### Goal
Write out the full set of records exactly. Any pictures in them do not belong in the copy.

### Given entries

════════════════════

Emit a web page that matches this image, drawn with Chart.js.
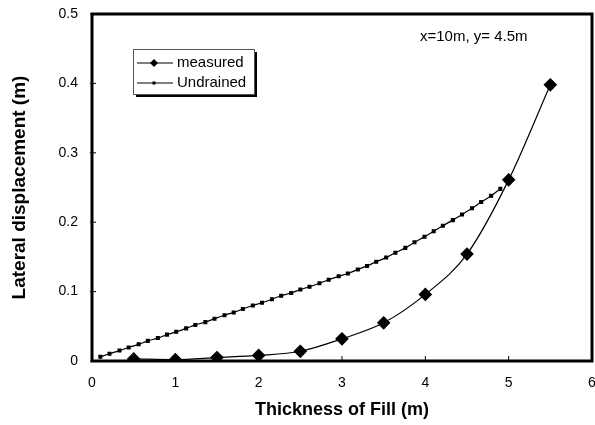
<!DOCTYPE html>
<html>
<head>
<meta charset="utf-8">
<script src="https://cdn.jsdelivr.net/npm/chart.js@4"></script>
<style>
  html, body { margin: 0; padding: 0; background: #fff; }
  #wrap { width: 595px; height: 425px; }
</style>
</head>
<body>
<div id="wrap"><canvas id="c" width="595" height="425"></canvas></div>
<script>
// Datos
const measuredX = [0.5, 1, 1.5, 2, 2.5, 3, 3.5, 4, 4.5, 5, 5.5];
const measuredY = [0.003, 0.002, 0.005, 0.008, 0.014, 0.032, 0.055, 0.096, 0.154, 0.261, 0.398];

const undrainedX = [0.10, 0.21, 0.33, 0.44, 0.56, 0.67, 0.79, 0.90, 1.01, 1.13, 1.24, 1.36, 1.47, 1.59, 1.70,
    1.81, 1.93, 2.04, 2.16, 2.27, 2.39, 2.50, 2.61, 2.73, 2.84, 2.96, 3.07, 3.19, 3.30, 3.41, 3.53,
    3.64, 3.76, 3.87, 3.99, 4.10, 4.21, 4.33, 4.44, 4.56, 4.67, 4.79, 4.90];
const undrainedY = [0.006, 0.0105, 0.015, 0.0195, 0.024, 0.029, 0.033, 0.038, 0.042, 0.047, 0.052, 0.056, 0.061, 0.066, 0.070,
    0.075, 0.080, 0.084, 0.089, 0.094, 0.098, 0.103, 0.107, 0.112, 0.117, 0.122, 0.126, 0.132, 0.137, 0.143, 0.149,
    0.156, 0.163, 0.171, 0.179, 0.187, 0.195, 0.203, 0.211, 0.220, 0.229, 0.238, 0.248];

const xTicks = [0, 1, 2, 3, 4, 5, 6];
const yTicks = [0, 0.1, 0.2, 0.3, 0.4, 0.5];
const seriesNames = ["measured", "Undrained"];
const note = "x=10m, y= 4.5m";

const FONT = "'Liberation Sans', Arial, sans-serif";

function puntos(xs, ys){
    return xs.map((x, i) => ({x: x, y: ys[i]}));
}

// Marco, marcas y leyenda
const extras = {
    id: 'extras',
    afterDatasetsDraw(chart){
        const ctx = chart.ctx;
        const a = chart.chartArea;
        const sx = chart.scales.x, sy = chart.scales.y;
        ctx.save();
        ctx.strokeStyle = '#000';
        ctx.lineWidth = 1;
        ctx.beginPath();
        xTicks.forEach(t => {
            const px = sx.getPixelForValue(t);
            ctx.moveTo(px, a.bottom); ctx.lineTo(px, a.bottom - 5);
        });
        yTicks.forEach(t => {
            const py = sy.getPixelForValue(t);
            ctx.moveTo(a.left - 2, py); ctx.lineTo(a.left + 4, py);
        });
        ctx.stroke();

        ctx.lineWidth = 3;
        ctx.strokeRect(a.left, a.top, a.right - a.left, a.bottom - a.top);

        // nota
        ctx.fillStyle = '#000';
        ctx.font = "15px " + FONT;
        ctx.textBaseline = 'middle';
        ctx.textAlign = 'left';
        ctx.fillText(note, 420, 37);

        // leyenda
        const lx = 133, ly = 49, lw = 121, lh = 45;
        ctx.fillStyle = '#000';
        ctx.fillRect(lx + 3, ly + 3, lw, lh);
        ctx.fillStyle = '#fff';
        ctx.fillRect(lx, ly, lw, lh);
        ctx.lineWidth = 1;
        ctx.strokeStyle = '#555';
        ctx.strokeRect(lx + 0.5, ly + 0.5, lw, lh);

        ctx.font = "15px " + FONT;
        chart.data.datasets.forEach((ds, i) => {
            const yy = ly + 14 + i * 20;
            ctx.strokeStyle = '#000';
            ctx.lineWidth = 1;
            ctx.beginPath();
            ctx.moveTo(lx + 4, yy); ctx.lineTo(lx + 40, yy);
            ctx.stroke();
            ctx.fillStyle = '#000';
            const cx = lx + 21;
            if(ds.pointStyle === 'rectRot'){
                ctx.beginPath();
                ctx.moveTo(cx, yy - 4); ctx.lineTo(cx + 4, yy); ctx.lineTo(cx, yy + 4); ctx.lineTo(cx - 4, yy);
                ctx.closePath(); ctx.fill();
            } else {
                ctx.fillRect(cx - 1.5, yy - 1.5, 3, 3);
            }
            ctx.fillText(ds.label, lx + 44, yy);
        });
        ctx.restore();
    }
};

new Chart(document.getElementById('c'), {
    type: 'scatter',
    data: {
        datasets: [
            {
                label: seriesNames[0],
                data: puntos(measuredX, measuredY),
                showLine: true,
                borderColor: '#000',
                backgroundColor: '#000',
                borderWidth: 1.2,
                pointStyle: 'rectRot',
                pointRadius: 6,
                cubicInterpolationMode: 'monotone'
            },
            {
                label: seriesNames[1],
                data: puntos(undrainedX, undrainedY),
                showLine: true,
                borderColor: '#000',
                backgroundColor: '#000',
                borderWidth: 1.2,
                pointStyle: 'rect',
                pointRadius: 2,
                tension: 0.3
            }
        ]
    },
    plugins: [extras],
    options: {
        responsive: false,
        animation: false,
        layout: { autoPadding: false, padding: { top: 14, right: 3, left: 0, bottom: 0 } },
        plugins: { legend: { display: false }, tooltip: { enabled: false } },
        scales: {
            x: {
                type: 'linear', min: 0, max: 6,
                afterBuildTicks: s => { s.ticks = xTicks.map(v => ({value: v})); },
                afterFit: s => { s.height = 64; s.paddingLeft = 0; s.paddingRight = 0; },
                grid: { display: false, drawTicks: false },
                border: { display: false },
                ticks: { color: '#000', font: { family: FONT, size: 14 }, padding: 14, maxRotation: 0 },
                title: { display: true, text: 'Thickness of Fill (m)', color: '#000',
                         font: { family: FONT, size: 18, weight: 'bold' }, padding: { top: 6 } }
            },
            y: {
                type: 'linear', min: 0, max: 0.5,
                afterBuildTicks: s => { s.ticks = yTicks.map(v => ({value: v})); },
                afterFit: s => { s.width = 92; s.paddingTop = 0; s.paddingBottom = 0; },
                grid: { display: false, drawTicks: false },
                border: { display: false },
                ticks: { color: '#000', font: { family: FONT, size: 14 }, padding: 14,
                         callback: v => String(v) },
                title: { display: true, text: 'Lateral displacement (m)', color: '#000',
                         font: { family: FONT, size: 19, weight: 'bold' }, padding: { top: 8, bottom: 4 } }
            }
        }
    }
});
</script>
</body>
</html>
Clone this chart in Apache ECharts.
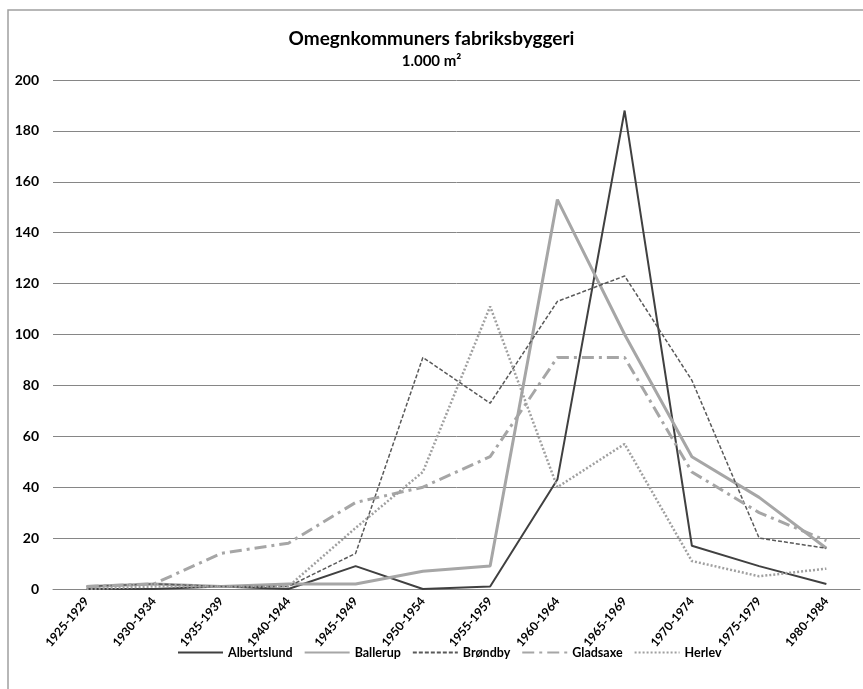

════════════════════

### Solution to this exercise
Emit a web page that matches this image, drawn with Chart.js.
<!DOCTYPE html>
<html>
<head>
<meta charset="utf-8">
<script src="https://cdn.jsdelivr.net/npm/chart.js@4"></script>
<style>
  html, body { margin: 0; padding: 0; background: #fff; }
  #wrap { width: 595px; height: 425px; }
</style>
</head>
<body>
<div id="wrap"><canvas id="c" width="595" height="425"></canvas></div>
<script>
// Datos
const measuredX = [0.5, 1, 1.5, 2, 2.5, 3, 3.5, 4, 4.5, 5, 5.5];
const measuredY = [0.003, 0.002, 0.005, 0.008, 0.014, 0.032, 0.055, 0.096, 0.154, 0.261, 0.398];

const undrainedX = [0.10, 0.21, 0.33, 0.44, 0.56, 0.67, 0.79, 0.90, 1.01, 1.13, 1.24, 1.36, 1.47, 1.59, 1.70,
    1.81, 1.93, 2.04, 2.16, 2.27, 2.39, 2.50, 2.61, 2.73, 2.84, 2.96, 3.07, 3.19, 3.30, 3.41, 3.53,
    3.64, 3.76, 3.87, 3.99, 4.10, 4.21, 4.33, 4.44, 4.56, 4.67, 4.79, 4.90];
const undrainedY = [0.006, 0.0105, 0.015, 0.0195, 0.024, 0.029, 0.033, 0.038, 0.042, 0.047, 0.052, 0.056, 0.061, 0.066, 0.070,
    0.075, 0.080, 0.084, 0.089, 0.094, 0.098, 0.103, 0.107, 0.112, 0.117, 0.122, 0.126, 0.132, 0.137, 0.143, 0.149,
    0.156, 0.163, 0.171, 0.179, 0.187, 0.195, 0.203, 0.211, 0.220, 0.229, 0.238, 0.248];

const xTicks = [0, 1, 2, 3, 4, 5, 6];
const yTicks = [0, 0.1, 0.2, 0.3, 0.4, 0.5];
const seriesNames = ["measured", "Undrained"];
const note = "x=10m, y= 4.5m";

const FONT = "'Liberation Sans', Arial, sans-serif";

function puntos(xs, ys){
    return xs.map((x, i) => ({x: x, y: ys[i]}));
}

// Marco, marcas y leyenda
const extras = {
    id: 'extras',
    afterDatasetsDraw(chart){
        const ctx = chart.ctx;
        const a = chart.chartArea;
        const sx = chart.scales.x, sy = chart.scales.y;
        ctx.save();
        ctx.strokeStyle = '#000';
        ctx.lineWidth = 1;
        ctx.beginPath();
        xTicks.forEach(t => {
            const px = sx.getPixelForValue(t);
            ctx.moveTo(px, a.bottom); ctx.lineTo(px, a.bottom - 5);
        });
        yTicks.forEach(t => {
            const py = sy.getPixelForValue(t);
            ctx.moveTo(a.left - 2, py); ctx.lineTo(a.left + 4, py);
        });
        ctx.stroke();

        ctx.lineWidth = 3;
        ctx.strokeRect(a.left, a.top, a.right - a.left, a.bottom - a.top);

        // nota
        ctx.fillStyle = '#000';
        ctx.font = "15px " + FONT;
        ctx.textBaseline = 'middle';
        ctx.textAlign = 'left';
        ctx.fillText(note, 420, 37);

        // leyenda
        const lx = 133, ly = 49, lw = 121, lh = 45;
        ctx.fillStyle = '#000';
        ctx.fillRect(lx + 3, ly + 3, lw, lh);
        ctx.fillStyle = '#fff';
        ctx.fillRect(lx, ly, lw, lh);
        ctx.lineWidth = 1;
        ctx.strokeStyle = '#555';
        ctx.strokeRect(lx + 0.5, ly + 0.5, lw, lh);

        ctx.font = "15px " + FONT;
        chart.data.datasets.forEach((ds, i) => {
            const yy = ly + 14 + i * 20;
            ctx.strokeStyle = '#000';
            ctx.lineWidth = 1;
            ctx.beginPath();
            ctx.moveTo(lx + 4, yy); ctx.lineTo(lx + 40, yy);
            ctx.stroke();
            ctx.fillStyle = '#000';
            const cx = lx + 21;
            if(ds.pointStyle === 'rectRot'){
                ctx.beginPath();
                ctx.moveTo(cx, yy - 4); ctx.lineTo(cx + 4, yy); ctx.lineTo(cx, yy + 4); ctx.lineTo(cx - 4, yy);
                ctx.closePath(); ctx.fill();
            } else {
                ctx.fillRect(cx - 1.5, yy - 1.5, 3, 3);
            }
            ctx.fillText(ds.label, lx + 44, yy);
        });
        ctx.restore();
    }
};

new Chart(document.getElementById('c'), {
    type: 'scatter',
    data: {
        datasets: [
            {
                label: seriesNames[0],
                data: puntos(measuredX, measuredY),
                showLine: true,
                borderColor: '#000',
                backgroundColor: '#000',
                borderWidth: 1.2,
                pointStyle: 'rectRot',
                pointRadius: 6,
                cubicInterpolationMode: 'monotone'
            },
            {
                label: seriesNames[1],
                data: puntos(undrainedX, undrainedY),
                showLine: true,
                borderColor: '#000',
                backgroundColor: '#000',
                borderWidth: 1.2,
                pointStyle: 'rect',
                pointRadius: 2,
                tension: 0.3
            }
        ]
    },
    plugins: [extras],
    options: {
        responsive: false,
        animation: false,
        layout: { autoPadding: false, padding: { top: 14, right: 3, left: 0, bottom: 0 } },
        plugins: { legend: { display: false }, tooltip: { enabled: false } },
        scales: {
            x: {
                type: 'linear', min: 0, max: 6,
                afterBuildTicks: s => { s.ticks = xTicks.map(v => ({value: v})); },
                afterFit: s => { s.height = 64; s.paddingLeft = 0; s.paddingRight = 0; },
                grid: { display: false, drawTicks: false },
                border: { display: false },
                ticks: { color: '#000', font: { family: FONT, size: 14 }, padding: 14, maxRotation: 0 },
                title: { display: true, text: 'Thickness of Fill (m)', color: '#000',
                         font: { family: FONT, size: 18, weight: 'bold' }, padding: { top: 6 } }
            },
            y: {
                type: 'linear', min: 0, max: 0.5,
                afterBuildTicks: s => { s.ticks = yTicks.map(v => ({value: v})); },
                afterFit: s => { s.width = 92; s.paddingTop = 0; s.paddingBottom = 0; },
                grid: { display: false, drawTicks: false },
                border: { display: false },
                ticks: { color: '#000', font: { family: FONT, size: 14 }, padding: 14,
                         callback: v => String(v) },
                title: { display: true, text: 'Lateral displacement (m)', color: '#000',
                         font: { family: FONT, size: 19, weight: 'bold' }, padding: { top: 8, bottom: 4 } }
            }
        }
    }
});
</script>
</body>
</html>
Clone this chart in Apache ECharts.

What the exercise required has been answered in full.